Hey Mitch,
Thanks for rotating the pics. Somewhere in the process of going from iphone to gmail to my PC the file gets "grumpy" and won't allow changes to be saved. It works on my trusty mac, but that is in FLA with my wife until Thursday.
Your question about the tom L-arm direction effecting resonance/sustain is an interesting one. My first thought is placebo effect, but hmmmmmm...
Typically we think of the resonant characteristics of an object as being determined entirely by it's construction and the environment that it is oscillating in. If you replicate every minute detail of a Stradivarius violin and play it in the same room, it should sound like the original. When you connect objects together, like the tom drum to the L-arm to the mount to the bass drum, they become one oscillating system whose overall resonance and sustain is a complex combination of the vibrational characteristics of the parts. In the case of the tom drum/L-arm/mount/bass drum system the connecting points between them play a big role in how well the vibrational energy is transferred/shared between the parts in the system as well. If the connections are tight then the parts act more like a whole, if they are loose the opposite is true, and dampening occurs. So let's assume the connections are all tight with minimal dampening effect. In this system the two main oscillators are the tom and bass drum, the tom being the source and the bass acting as a passive radiator, the other heavy steel parts do not resonate or sustain much on their own.
So lets do a series of Gedankens (thought experiments)...
First, strip it down to just the tom and the L-arm.
Attach the up pointing L-arm securely to an immovable object, attach tom drum securely to the L-arm, have your robot drummer hit drum with a precise impulse, measure the sustain. Repeat for down pointing L-arm. The only physical difference in the trials is that a small section of the steel L-arm is under compression due to the weight of the tom in trial one, and it experiences tensile (pulling) stress in trial two. I can't imagine that would have any noticeable effect, and to rule it out completely we could set the whole thing up with the drum heads facing sideways rather than up and down. If we do that, trial one looks just like trial two viewed from behind. (Note: You may have to reprogram your robot to use Taiko techniques.)

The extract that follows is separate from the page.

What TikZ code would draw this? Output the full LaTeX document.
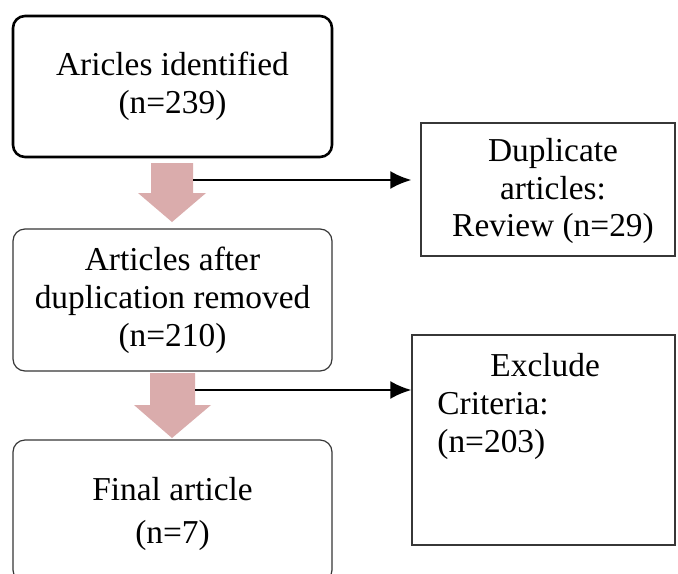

Now let's include the tom mount...
Stick the tom mount down into the immovable object, attach the up pointing L-arm and tom drum, have your robot drummer hit drum, measure sustain, repeat for down pointing L-arm. What changed between trials this time? The center of mass of the system is lower for trial 2. How much lower depends on how long the L-arm is, and where exactly the tom makes connection to the L-arm. If the tom is connected near the elbow of the L-arm then the center of mass only shifts downward by a few millimeters. If the tom is connected an inch or two away from the elbow then the shift would be more significant. Would this shift in the center of mass effect sustain? Surely it could have some effect, but I doubt it would be much. If we turned this experiment sideways there is still a change in the geometry of the parts. It goes from a stretched out Z shape to more of a U or J shape. In the end, the energy is vibrating the same overall mass, I doubt that changing the geometry of the heavy steel parts would make them more "sympathetic" to the tom drum's vibration in any significant way.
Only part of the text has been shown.